The requester (anonymised for the purposes of the decision) in Mr A v IC and The Health Professions Council (EA/2011/0223) asked for information about the response given by a named registrant to an investigation allegedly being carried out by the HPC into that registrant’s fitness to practice. The IC found that a ‘neither confirm nor deny’ response was appropriate, given that to confirm or deny (NCND) whether or not the HPC held the information requested would in and of itself disclose to the public whether there a complaint as to the registrant’s fitness to practise had been made. This would breach the first data protection principle. Section 40(5)(b)(i) FOIA therefore applied.

The Tribunal agreed. Curiously, it approached its task under section 58 FOIA thus: “The Tribunal does not take the IC’s decision again, rather its task is to consider the Decision Notice and to consider whether it can be impugned on legal grounds.”

Its decision turned largely on the usual features of a request for personal data: privacy implications, reasonable expectations and so on. The Tribunal’s decision does, however, contain a number of points of interest concerning the correct approach to section 40.

First, when judging whether, for section 40(5) purposes, confirmation or denial would breach any of the data protection principles, the appropriate reference point was disclosure to the public, not disclosure to the individual requester, given the overall wording of section 40 and the ‘motive blind’ approach to FOIA. The Upper Tribunal in All Party Parliamentary Group on Extraordinary Rendition v Information Commissioner [2011] UKUT 153 (AAC) appeared to think otherwise, but its observation was obiter, and the Tribunal in the present case declined to follow it.

Secondly, it followed that for the purposes of condition 6(1) of Schedule 2 to the DPA (which refers to the “legitimate interests of the … third party or parties to whom the data are disclosed”), the appropriate reference point was again the public. Public rather than private interests are what count for condition 6(1) purposes.

Finally, the NCND provisions of section 40(5) do not appear in the list of absolute exemptions at section 2(3)(f) of FOIA. Does this mean the public interest test must be applied, even where – as the Tribunal had found – disclosure would breach the first data protection principle?
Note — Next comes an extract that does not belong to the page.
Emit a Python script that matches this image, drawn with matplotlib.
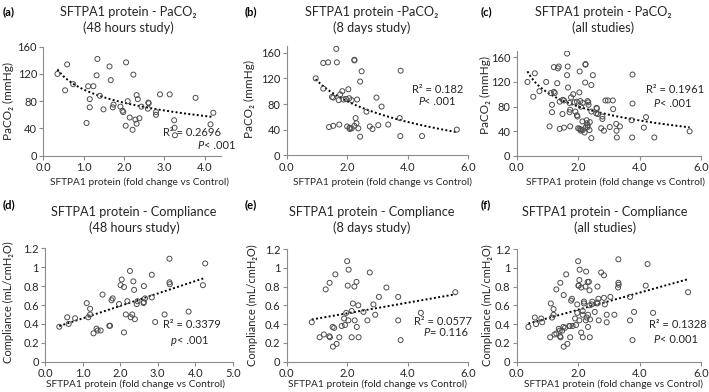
import numpy as np
import matplotlib
matplotlib.use('Agg')
import matplotlib.pyplot as plt

plt.rcParams['font.family'] = ['Lato', 'DejaVu Sans']

# ---- data ----
# (a) PaCO2, 48 hours study
a_x = [0.35, 0.59, 0.54, 0.74, 1.34, 1.32, 1.11, 1.24, 1.07, 1.15, 1.15, 1.40, 1.49,
       1.64, 1.67, 1.72, 1.74, 1.91, 1.96, 1.98, 2.05, 2.04, 2.09, 2.14, 2.21, 2.23,
       2.28, 2.31, 2.34, 2.31, 2.38, 2.43, 2.60, 2.61, 2.59, 2.79, 2.79, 2.89, 3.13,
       3.24, 3.25, 3.26, 3.77, 4.14, 4.21]
a_y = [120, 134, 96, 105, 142, 118, 102, 102, 48, 83, 71, 88, 68,
       131, 111, 71, 75, 72, 66, 64, 137, 44, 80, 56, 38, 119,
       53, 89, 83, 47, 55, 72, 78, 77, 69, 64, 60, 90, 90,
       52, 41, 30, 85, 46, 63]

# (b) PaCO2, 8 days study
b_x = [0.96, 1.21, 1.37, 1.21, 1.64, 1.66, 1.50, 1.54, 1.72, 1.77, 1.84, 1.88, 1.96,
       2.04, 2.07, 2.15, 2.24, 2.24, 2.33, 2.43, 2.48, 2.64, 2.97, 3.14, 3.77, 1.40,
       1.54, 1.74, 2.00, 2.08, 2.09, 2.15, 2.24, 2.28, 2.31, 2.37, 2.43, 2.75, 2.84,
       3.03, 3.36, 3.74, 3.76, 4.48, 5.63]
b_y = [120, 144, 145, 104, 166, 145, 91, 90, 86, 95, 100, 87, 88,
       103, 89, 86, 149, 148, 87, 115, 131, 68, 90, 76, 132, 44,
       46, 48, 45, 43, 41, 42, 46, 58, 50, 42, 29, 45, 41,
       47, 48, 58, 30, 30, 40]

# (d) Compliance, 48 hours study
d_x = [0.38, 0.59, 0.63, 0.80, 1.11, 1.15, 1.20, 1.20, 1.29, 1.37, 1.40, 1.48, 1.53,
       1.71, 1.73, 1.77, 1.80, 1.97, 2.01, 2.04, 2.10, 2.10, 2.15, 2.19, 2.26, 2.28,
       2.32, 2.35, 2.37, 2.39, 2.44, 2.46, 2.62, 2.63, 2.66, 2.63, 2.84, 2.84, 2.93,
       3.18, 3.31, 3.31, 3.32, 3.82, 4.20, 4.26]
d_y = [0.37, 0.47, 0.40, 0.46, 0.62, 0.47, 0.56, 0.50, 0.30, 0.35, 0.33, 0.33, 0.71,
       0.38, 0.38, 0.65, 0.67, 0.61, 0.81, 0.87, 0.79, 0.31, 0.50, 0.64, 0.96, 0.47,
       0.50, 0.85, 0.76, 0.45, 0.61, 0.64, 0.62, 0.80, 0.67, 0.63, 0.92, 0.68, 0.42,
       0.50, 1.09, 0.84, 0.82, 0.53, 0.81, 1.04]

# (e) Compliance, 8 days study
e_x = [0.83, 1.29, 1.42, 1.61, 1.23, 1.09, 1.41, 1.43, 1.52, 1.57, 1.53, 1.65, 1.74,
       1.82, 1.90, 1.93, 1.97, 2.04, 2.00, 2.05, 2.02, 2.15, 2.15, 2.19, 2.24, 2.31,
       2.25, 2.32, 2.37, 2.38, 2.54, 2.67, 2.75, 2.87, 2.93, 3.05, 3.30, 3.69, 3.69,
       3.77, 4.44, 5.58]
e_y = [0.42, 0.77, 0.84, 0.93, 0.29, 0.26, 0.27, 0.26, 0.37, 0.36, 0.16, 0.19, 0.26,
       0.38, 0.46, 0.39, 0.52, 0.44, 1.07, 0.98, 0.81, 0.54, 0.26, 0.62, 0.80, 0.85,
       0.44, 0.37, 0.60, 0.26, 0.53, 0.44, 0.95, 0.61, 0.50, 0.69, 0.79, 0.69, 0.44,
       0.23, 0.52, 0.74]

# (c) and (f) pool both studies
c_x, c_y = a_x + b_x, a_y + b_y
f_x, f_y = d_x + e_x, d_y + e_y

labels = ['(a)', '(b)', '(c)', '(d)', '(e)', '(f)']
titles = ['SFTPA1 protein - PaCO\u2082\n(48 hours study)',
          'SFTPA1 protein -PaCO\u2082\n(8 days study)',
          'SFTPA1 protein - PaCO\u2082\n(all studies)',
          'SFTPA1 protein - Compliance\n(48 hours study)',
          'SFTPA1 protein - Compliance\n(8 days study)',
          'SFTPA1 protein - Compliance\n(all studies)']
r2_text = ['R\u00b2 = 0.2696', 'R\u00b2 = 0.182', 'R\u00b2 = 0.1961',
           'R\u00b2 = 0.3379', 'R\u00b2 = 0.0577', 'R\u00b2 = 0.1328']
p_sym = ['P', 'P', 'P', 'p', 'P', 'P']
p_rest = ['< .001', '< .001', '< .001', '< .001', '= 0.116', '< 0.001']
xlabel = 'SFTPA1 protein (fold change vs Control)'
ylabels = ['PaCO\u2082 (mmHg)'] * 3 + ['Compliance (mL/cmH\u2082O)'] * 3

W, H = 709, 392
fig = plt.figure(figsize=(W / 100, H / 100), dpi=100)


def px_axes(left, top, right, bottom):
    return fig.add_axes([left / W, 1 - bottom / H, (right - left) / W, (bottom - top) / H])


# axes boxes in pixels: left, top, right, bottom
boxes = [(43.3, 46.7, 221, 155.7), (286.7, 46.3, 468, 155.3), (516.7, 51.1, 701, 156),
         (45, 248.3, 233, 361.7), (286.7, 249, 468, 361.7), (516.7, 249, 701, 361.7)]
xlims = [(0, 4.4), (0, 6), (0, 6), (0, 5), (0, 6), (0, 6)]
xticks = [np.arange(0, 4.1, 1.0), np.arange(0, 6.1, 2.0), np.arange(0, 6.1, 2.0),
          np.arange(0, 5.1, 1.0), np.arange(0, 6.1, 2.0), np.arange(0, 6.1, 2.0)]
ylims = [(0, 160), (0, 170), (0, 170), (0, 1.2), (0, 1.2), (0, 1.2)]
yticks = [np.arange(0, 161, 40)] * 3 + [[0, 0.2, 0.4, 0.6, 0.8, 1, 1.2]] * 3
ytick_lbl = [['0', '40', '80', '120', '160']] * 3 + [['0', '0.2', '0.4', '0.6', '0.8', '1', '1.2']] * 3
datasets = [(a_x, a_y), (b_x, b_y), (c_x, c_y), (d_x, d_y), (e_x, e_y), (f_x, f_y)]
fit_kind = ['log', 'log', 'log', 'linear', 'linear', 'linear']

# text positions (axes fraction)
r2_pos = [(0.675, 0.21), (0.69, 0.60), (0.70, 0.63), (0.630, 0.324), (0.700, 0.355), (0.718, 0.33)]
p_pos = [(0.905, 0.09), (0.76, 0.49), (0.775, 0.50), (0.70, 0.185), (0.79, 0.26), (0.775, 0.20)]
# figure pixel positions
lab_pos = [(3, 12), (245, 12), (481, 12), (3, 205), (245, 205), (481, 205)]
title_pos = [(128, 20), (372, 20), (603, 20), (134, 220), (372, 220), (605, 220)]
ylab_pos = [(8, 101), (249, 99), (485, 95), (8, 302), (252, 305), (487, 305)]
xlab_pos = [(140, 182), (382, 182), (615, 182), (135, 384), (378, 384), (613, 384)]
ylab_size = [8.5, 8.5, 8.5, 8, 8, 8]

txt = '#262626'
for i in range(6):
    ax = px_axes(*boxes[i])
    x, y = np.array(datasets[i][0]), np.array(datasets[i][1])
    ax.scatter(x, y, s=13, facecolors='none', edgecolors='#4d4d4d', linewidths=0.7, zorder=3)

    # Excel-style trendlines: logarithmic for PaCO2, linear for compliance
    xs = np.linspace(x.min(), x.max(), 200)
    if fit_kind[i] == 'log':
        b, a = np.polyfit(np.log(x), y, 1)
        ys = a + b * np.log(xs)
    else:
        b, a = np.polyfit(x, y, 1)
        ys = a + b * xs
    ax.plot(xs, ys, color='black', lw=1.4, linestyle=(0, (1, 1.2)), zorder=2)

    ax.set_xlim(*xlims[i])
    ax.set_ylim(*ylims[i])
    ax.set_xticks(xticks[i])
    ax.set_xticklabels([f'{v:.1f}' for v in xticks[i]])
    ax.set_yticks(yticks[i])
    ax.set_yticklabels(ytick_lbl[i])
    for s in ['top', 'right']:
        ax.spines[s].set_visible(False)
    for s in ['left', 'bottom']:
        ax.spines[s].set_color('#8c8c8c')
        ax.spines[s].set_linewidth(0.8)
    ax.tick_params(direction='out', length=3, width=0.8, color='#8c8c8c',
                   labelsize=8, labelcolor=txt, pad=1.5)

    ax.text(*r2_pos[i], r2_text[i], transform=ax.transAxes, fontsize=8,
            color=txt, va='center', ha='left')
    ax.text(*p_pos[i], p_sym[i], transform=ax.transAxes, fontsize=8,
            color=txt, va='center', ha='right', style='italic')
    ax.text(*p_pos[i], p_rest[i], transform=ax.transAxes, fontsize=8,
            color=txt, va='center', ha='left')

    fig.text(lab_pos[i][0] / W, 1 - lab_pos[i][1] / H, labels[i], fontsize=8,
             fontweight='bold', color='black', va='center', ha='left')
    fig.text(title_pos[i][0] / W, 1 - title_pos[i][1] / H, titles[i], fontsize=9.2,
             color=txt, va='center', ha='center', linespacing=1.3)
    fig.text(ylab_pos[i][0] / W, 1 - ylab_pos[i][1] / H, ylabels[i], fontsize=ylab_size[i],
             color=txt, va='center', ha='center', rotation=90)
    fig.text(xlab_pos[i][0] / W, 1 - xlab_pos[i][1] / H, xlabel, fontsize=7.3,
             color=txt, va='center', ha='center')

fig.savefig('out.png', dpi=100)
The Tribunal agreed with the IC and the HPC that the answer is ‘no’. It followed Heath v IC (EA/2009/0020) in finding that the word ‘provision’ at section 2(1) FOIA is sufficiently ambiguous (as to whether it means a section of FOIA as a whole, or rather subsections) to admit of a purposive interpretation. In these circumstances, this allowed for data protection principles to be given primacy; no public interest question under section 2(2) of FOIA arose.